U.K. Takeover Panel Criticizes Credit Suisse, Law Firms on Creation of Bumi -- Update
November 05 2015 - 11:59AM
Dow Jones News
By Alex MacDonald and Shayndi Raice
LONDON--In a rare public censure, the U.K. body that regulates
deals said Thursday the financial and legal advisers involved in
the creation of a troubled Indonesian coal miner breached the
takeover code of the City of London.
The body, known as the U.K. Takeover Panel, said investment
banks Credit Suisse Group AG, J.P. Morgan Chase & Co. and law
firms Freshfields Bruckhaus Deringer LLP and Holman Fenwick Willan
LLP, failed to disclose that Bumi PLC's founding shareholders were
potentially acting as so-called 'concert parties' when the deal was
announced in 2010.
Three of the firms--Credit Suisse, Freshfields and HFW--were
formally censured for providing misleading statements to the panel
after the deal was announced.
Cooperating parties with more than 30% voting control of a
company are considered to be acting in concert with one another,
according to the U.K. takeover code. While not forbidden, the code
requires parties acting in concert to make a general offer for the
remaining shares of the company as part of an effort to protect
minority shareholder interests. The panel often waives the
requirement to make an offer for all shares as long as there is an
independent vote at a shareholder meeting.
"All of the Advisers knew that the Indonesian Transactions would
trigger a requirement for a mandatory offer to be made" if the
panel determined the parties were acting in concert, the statement
said. Yet the parties did not discuss the possibility with the
panel before announcing the deal, as required by City rules. The
statement also chided the advisers for "not taking all reasonable
care not to provide the Panel with incorrect, incomplete or
misleading information."
No fines or penalties were levied on the firms. But the panel's
censure--which very rarely targets advisers--carries a stigma in
the City of London.
"The City is a small place and people's reputations are very
important," said Scott Hopkins, a London-based partner with the law
firm Skadden, Arps, Slate, Meagher & Flom LLP.
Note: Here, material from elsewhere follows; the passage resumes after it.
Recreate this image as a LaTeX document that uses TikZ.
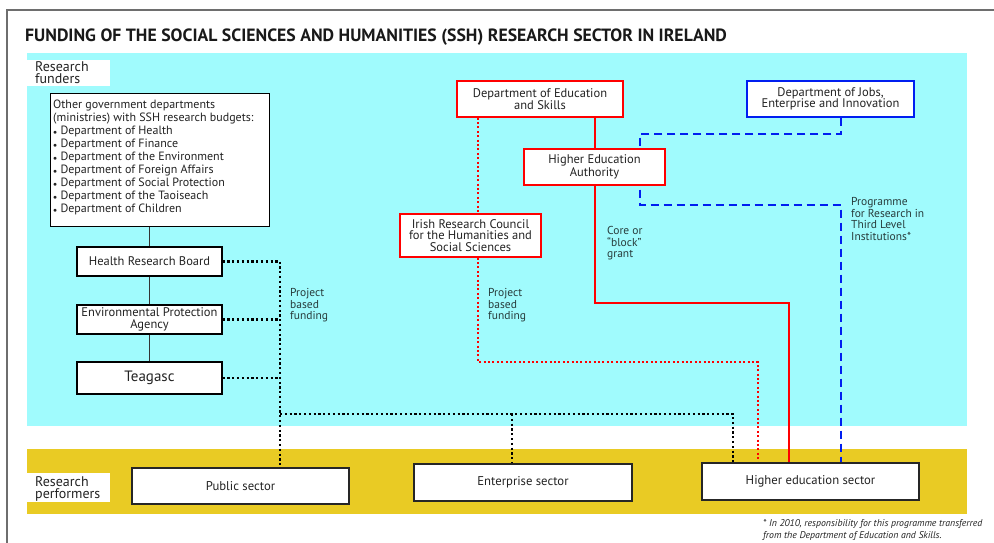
\documentclass[tikz,border=0pt]{standalone}
\usepackage{fontspec}
\setmainfont{PT Sans}
\usetikzlibrary{calc}
\definecolor{cyanbg}{RGB}{160,251,253}
\definecolor{yellowbg}{RGB}{233,203,36}
\definecolor{txt}{RGB}{35,35,35}
\definecolor{lbl}{RGB}{40,60,60}
\definecolor{myred}{RGB}{255,0,0}
\definecolor{myblue}{RGB}{0,30,240}
\definecolor{framegray}{RGB}{110,110,110}
\pgfdeclarelayer{back}
\pgfdeclarelayer{conn}
\pgfsetlayers{back,conn,main}
\begin{document}
\begin{tikzpicture}[x=1pt,y=-1pt,
  box/.style={draw=black, line width=1.1pt, fill=white, inner sep=1pt, align=center,
    font=\fontsize{12.5}{11.5}\selectfont, text=txt},
  redbox/.style={box, draw=myred},
  bluebox/.style={box, draw=myblue},
  perfbox/.style={box, line width=1.3pt, draw=black!85, font=\fontsize{12.7}{12}\selectfont},
  lab/.style={anchor=north west, align=left, inner sep=0pt, text=lbl,
    font=\fontsize{11.5}{11.8}\selectfont},
  tag/.style={anchor=north west, fill=white, inner sep=0pt},
  tagtext/.style={anchor=north west, align=left, inner sep=0pt, text=txt,
    font=\fontsize{14}{12.5}\selectfont},
  blackdot/.style={line width=2.2pt, dash pattern=on 2.2pt off 2.6pt, black},
  reddot/.style={line width=2pt, dash pattern=on 2pt off 2.4pt, myred},
  redsolid/.style={line width=2.4pt, myred},
  bluedash/.style={line width=2.4pt, dash pattern=on 8pt off 5pt, myblue},
  plain/.style={line width=1.4pt, black!80}
]
\useasboundingbox (0,0) rectangle (994,543);
% frame
\draw[framegray, line width=1.3pt] (994,10) -- (7,10) -- (7,543);
% title
\node[anchor=west, inner sep=0pt, font=\fontsize{17.75}{18}\bfseries\selectfont, text=black!90]
  (title) at (25,37.5) {FUNDING OF THE SOCIAL SCIENCES AND HUMANITIES (SSH) RESEARCH SECTOR IN IRELAND};
\begin{pgfonlayer}{back}
  \fill[cyanbg] (27,53) rectangle (967,426);
  \fill[yellowbg] (27,449) rectangle (967,514);
\end{pgfonlayer}
% band labels
\node[tag, minimum width=83pt, minimum height=26pt] (rf) at (27,60) {};
\node[tagtext] (rft) at (35,61) {Research\\funders};
\node[tag, minimum width=83pt, minimum height=29pt] (rp) at (27,473) {};
\node[tagtext] (rpt) at (35,476) {Research\\performers};

% funder boxes
\node[box, anchor=north west, minimum width=219pt, minimum height=133pt] (gov) at (50,93) {};
\node[anchor=north west, align=left, inner sep=0pt, text=txt, font=\fontsize{12}{13}\selectfont]
  (govt) at (53,99.5) {Other government departments\\(ministries) with SSH research budgets:\\
  {\scriptsize$\bullet$} Department of Health\\{\scriptsize$\bullet$} Department of Finance\\
  {\scriptsize$\bullet$} Department of the Environment\\{\scriptsize$\bullet$} Department of Foreign Affairs\\
  {\scriptsize$\bullet$} Department of Social Protection\\{\scriptsize$\bullet$} Department of the Taoiseach\\
  {\scriptsize$\bullet$} Department of Children};
\node[box, minimum width=145pt, minimum height=29pt] (hrb) at (149.5,261.5) {Health Research Board};
\node[box, minimum width=145pt, minimum height=29pt] (epa) at (149.5,319.5) {Environmental Protection\\Agency};
\node[box, minimum width=145pt, minimum height=32pt, font=\fontsize{15}{15}\selectfont] (teag) at (149.5,378) {Teagasc};

\node[redbox, minimum width=166pt, minimum height=36pt] (des) at (540,99) {Department of Education\\and Skills};
\node[redbox, minimum width=141pt, minimum height=36pt] (hea) at (594.5,167) {Higher Education\\Authority};
\node[redbox, minimum width=141pt, minimum height=43pt] (irc) at (470.5,235.5) {Irish Research Council\\for the Humanities and\\Social Sciences};
\node[bluebox, minimum width=167pt, minimum height=36pt] (jobs) at (830.5,99) {Department of Jobs,\\Enterprise and Innovation};

% performer boxes
\node[perfbox, minimum width=217pt, minimum height=36pt] (pub) at (240.5,486) {Public sector};
\node[perfbox, minimum width=218pt, minimum height=37pt] (ent) at (523,482.5) {Enterprise sector};
\node[perfbox, minimum width=217pt, minimum height=37pt] (hes) at (810.5,481.5) {Higher education sector};

% connector coordinates
\coordinate (bx) at (280,414);
\coordinate (ex) at (512,414);
\coordinate (hx) at (733,414);
\coordinate (rdx) at (478,362);
\coordinate (rdr) at (758,362);
\coordinate (rsx) at (595,303);
\coordinate (rsr) at (789,303);
\coordinate (bj) at (841,134);
\coordinate (bl) at (640,134);
\coordinate (bl2) at (640,205);
\coordinate (br2) at (841,205);

\begin{pgfonlayer}{conn}
  % solid grey chain
  \draw[plain] (hrb.north) -- (hrb.north |- gov.south);
  \draw[plain] (epa.north) -- (hrb.south);
  \draw[plain] (teag.north) -- (epa.south);
  % black dotted project funding
  \draw[blackdot] (hrb.east) -- (hrb.east -| bx);
  \draw[blackdot] (epa.east) -- (epa.east -| bx);
  \draw[blackdot] (teag.east) -- (teag.east -| bx);
  \draw[blackdot] (hrb.east -| bx) -- (bx |- pub.north);
  \draw[blackdot] (bx) -- (hx) -- (hx |- hes.north);
  \draw[blackdot] (ex) -- (ex |- ent.north);
  % red dotted
  \draw[reddot] (rdx |- des.south) -- (rdx |- irc.north);
  \draw[reddot] (rdx |- irc.south) -- (rdx) -- (rdr) -- (rdr |- hes.north);
  % red solid
  \draw[redsolid] (rsx |- des.south) -- (rsx |- hea.north);
  \draw[redsolid] (rsx |- hea.south) -- (rsx) -- (rsr) -- (rsr |- hes.north);
  % blue dashed
  \draw[bluedash] (bj |- jobs.south) -- (bj) -- (bl) -- (bl2) -- (br2) -- (br2 |- hes.north);
\end{pgfonlayer}

% labels
\node[lab] (l1) at (290,288) {Project\\based\\funding};
\node[lab] (l2) at (488,288) {Project\\based\\funding};
\node[lab] (l3) at (607,226) {Core or\\``block''\\grant};
\node[lab] (l4) at (851,197) {Programme\\for Research in\\Third Level\\Institutions*};

% footnote
\node[anchor=north west, align=left, inner sep=0pt, text=txt, font=\fontsize{9.8}{12}\itshape\selectfont]
  (fn) at (763,519) {* In 2010, responsibility for this programme transferred\\from the Department of Education and Skills.};
\end{tikzpicture}
\end{document}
Rules governing M&A in the U.K. are determined by the
Takeover Panel, which currently has 26 members include bankers,
lawyers and other industry players. Although the panel is
independent of government, it has statutory power and its rules are
compulsory.
City deal makers say the censure of advisers, particularly legal
advisers, is incredibly rare. The most recent case of public
criticism leveled at an advisory firm was in 2007 against NM
Rothschild & Sons Ltd.
"There's a high degree of compliance with the code," said Mr.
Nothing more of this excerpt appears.